После военной кампании в Югославии даже российская интеллигенция начала несколько подозрительно относиться к борьбе за права человека, ранее считавшихся вековой мечтой свободомыслящей части общества. Дело в том, что под лозунгом осуществления этих прав проходила «Перестройка», результатом которой стало резкое падение уровня жизни людей и нарушение основных, завоеванных после Октября 1917 г., прав человека на труд, образование, жилье, лечение и т. п. Свобода без социальной защиты обернулась для многих законопослушных, наделенных моральным сознанием граждан зависимостью от беспринципных дельцов, эксплуатирующих с целью личного обогащения ресурсы родины. Точно так же аргумент о нарушении прав человека в Югославии расценивается как политический прием, вуалирующий подлинную причину войны.

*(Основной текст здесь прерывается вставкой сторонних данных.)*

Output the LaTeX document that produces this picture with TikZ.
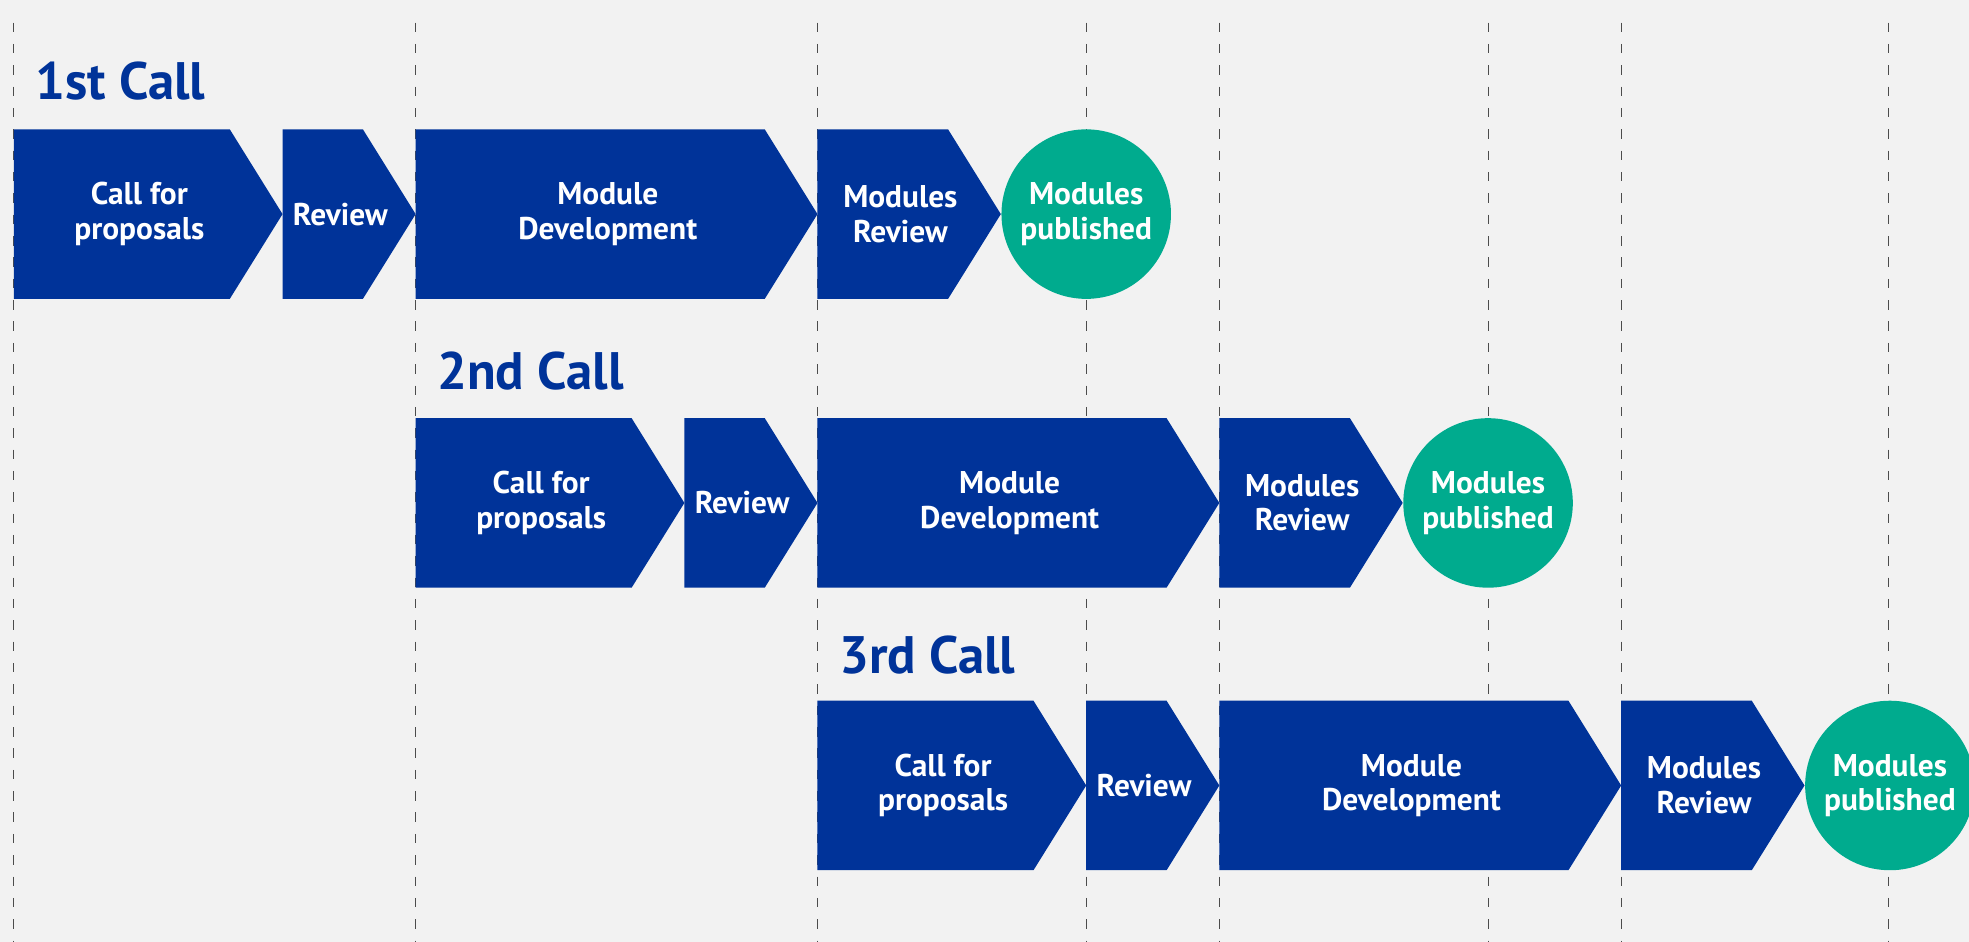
\documentclass[tikz,border=0pt]{standalone}
\usepackage{fontspec}
\setmainfont{PT Sans}
\definecolor{bgcol}{HTML}{F2F2F2}
\definecolor{navy}{HTML}{003399}
\definecolor{pubgreen}{HTML}{00AB8E}
\newcommand\chevstep[6]{% name, left, flat end, tip, y centre, text
  \fill[navy] (#2,#5-67.5) -- (#3,#5-67.5) -- (#4,#5) -- (#3,#5+67.5) -- (#2,#5+67.5) -- cycle;
  \node[lbl] (#1) at ({(#2+#4-14)/2},#5) {#6};
}
\newcommand\pubcircle[4]{% name, x, y, text
  \fill[pubgreen] (#2,#3) circle[radius=67.5];
  \node[lbl] (#1) at (#2,#3) {#4};
}
\begin{document}
\begin{tikzpicture}[x=1pt,y=-1pt,
  lbl/.style={text=white, font=\bfseries\fontsize{25}{27.5}\selectfont, align=center, inner sep=0pt},
  calltitle/.style={text=navy, font=\bfseries\fontsize{42}{42}\selectfont, anchor=base west, inner sep=0pt},
  guide/.style={draw=black!70, line width=0.8pt, dash pattern=on 7.5pt off 9.5pt}]
\fill[bgcol] (0,0) rectangle (1568,750);
\useasboundingbox (0,0) rectangle (1568,750);
\clip (0,0) rectangle (1568,750);
% guide lines
\foreach \gx [count=\i] in {11,331,651,865,971,1185,1291,1504} {
  \coordinate (gt\i) at (\gx,18);
  \coordinate (gb\i) at (\gx,750);
  \draw[guide] (gt\i) -- (gb\i);
}
% titles
\node[calltitle] (t1) at (28,79) {1st Call};
\node[calltitle] (t2) at (348,310) {2nd Call};
\node[calltitle] (t3) at (668,536) {3rd Call};
% row 1
\chevstep{a1}{11}{183}{225}{170.5}{Call for\\proposals}
\chevstep{a2}{225}{289}{331}{170.5}{Review}
\chevstep{a3}{331}{609}{651}{170.5}{Module\\Development}
\chevstep{a4}{651}{755}{797}{170.5}{Modules\\Review}
\pubcircle{a5}{865}{170.5}{Modules\\published}
% row 2
\chevstep{b1}{331}{503}{545}{400.5}{Call for\\proposals}
\chevstep{b2}{545}{609}{651}{400.5}{Review}
\chevstep{b3}{651}{929}{971}{400.5}{Module\\Development}
\chevstep{b4}{971}{1075}{1117}{400.5}{Modules\\Review}
\pubcircle{b5}{1185}{400.5}{Modules\\published}
% row 3
\chevstep{c1}{651}{823}{865}{625.5}{Call for\\proposals}
\chevstep{c2}{865}{929}{971}{625.5}{Review}
\chevstep{c3}{971}{1249}{1291}{625.5}{Module\\Development}
\chevstep{c4}{1291}{1395}{1437}{625.5}{Modules\\Review}
\pubcircle{c5}{1505}{625.5}{Modules\\published}
\end{tikzpicture}
\end{document}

Многие видные советские диссиденты выражают раскаяние в связи с тем, что их борьба и их имя были использованы для начала «демократических» преобразований в России.[9]
Основной недостаток покаяния в том, что оно хоть и примиряет, но мало что меняет в мире. В этой связи позиция Хабермаса является более мужественной. Он тоже не может не видеть, что борьба за права человека становится своеобразной политической и даже военной дубинкой для наказания стран, не способных до конца осуществить демократические преобразования, тем не менее он отстаивает правильность классического демократического проекта.Взгляд на человека как на гражданина мира характерен для Канта, который, исходя из универсальности морали, стремился преодолеть узкое определение свободы границами национального государства. Он искал способ избежать войны между суверенными государствами, в конституциях которых она не только не исключается, а даже предполагается. Государственное право прекращает естественное состояние войны среди индивидов. Чтобы преодолеть его на уровне отношений между государствами, Кант предлагает переход к всемирно-гражданскому состоянию. Главный вопрос, возникающий при этом: как обеспечить постоянное самоограничение суверенных государств? Сдерживающей междуусобицу силой могла бы стать некая сверхдержава. Например, Россия или Турция обеспечивали бы мирную жизнь на весьма обширных территориях. Теперь роль «мирового жандарма» могла бы играть Америка. Однако недостатки такой модели «вечного мира» достаточно хорошо известны, и вряд ли кто-либо решится ее повторить.
На самом деле современное состояние открывает новую возможность. Во-первых, после второй мировой войны возникли новые формы пацификации, порожденные глобализацией. Транснациональные компании, банки, издательства, информационные концерны существенно ограничивают амбиции правительства тех или иных национальных государств, разрушают их классическую державную политику. Во-вторых, после Нюрнбергского процесса в декларациях международных надгосударственных организаций, и прежде всего в декларациях ООН, движение за мир во всем мире приобрело конструктивный характер. В-третьих, мировая общественность институализировалась в форме разного рода негосударственных организаций наподобие «Гринпис» или «Международной амнистии».
«Союз народов», как о нем мечтал Кант, и современное «мировое сообщество» — конечно, разные вещи. Разбирая их достоинства и недостатки, Хабермас видит преимущества кантовской модели, в которой мирное сосуществование достигалось не неким «мировым правительством», а общественностью. Высказывая критику в адрес международной бюрократии, Хабермас всячески поддерживает комиссию по правам человека, которая рассматривает индивидуальные жалобы и располагает эффективными инструментами для наказания тех, кто нарушает основные права.
Миротворческие интервенции, проводимые ООН, вызывают подозрение, что универсалистский проект, на словах стирающий границу между своими и чужими, оказывается формой морального ханжества и, более того, следует стратегии «маленькой победоносной войны», которая считается политиками вроде Шмитта хорошим средством для поддержания боеспособности населения «первого мира».
Итак, проблема с правами человека состоит в том, что она может быть переведена в чисто моральную плоскость, ибо основанная на ней политика окажется аналогичной любой другой фундаменталистской политике. Чтобы этого избежать, Хабермас прибегает к теории коммуникативного действия, главной заслугой которой является не разделение, а сближение морального, политического и юридического. Это не простая задача. Хорошо известно, что, если справедливость прибегает к силе, она утрачивает моральный характер. В каком случае интервенция, направленная на защиту прав человека, может быть одновременно морально, политически и юридически легитимной? Ответ Хабермаса вполне определенен: при переходе от естественного состояния между государствами к правовому состоянию при помощи права всемирного гражданства.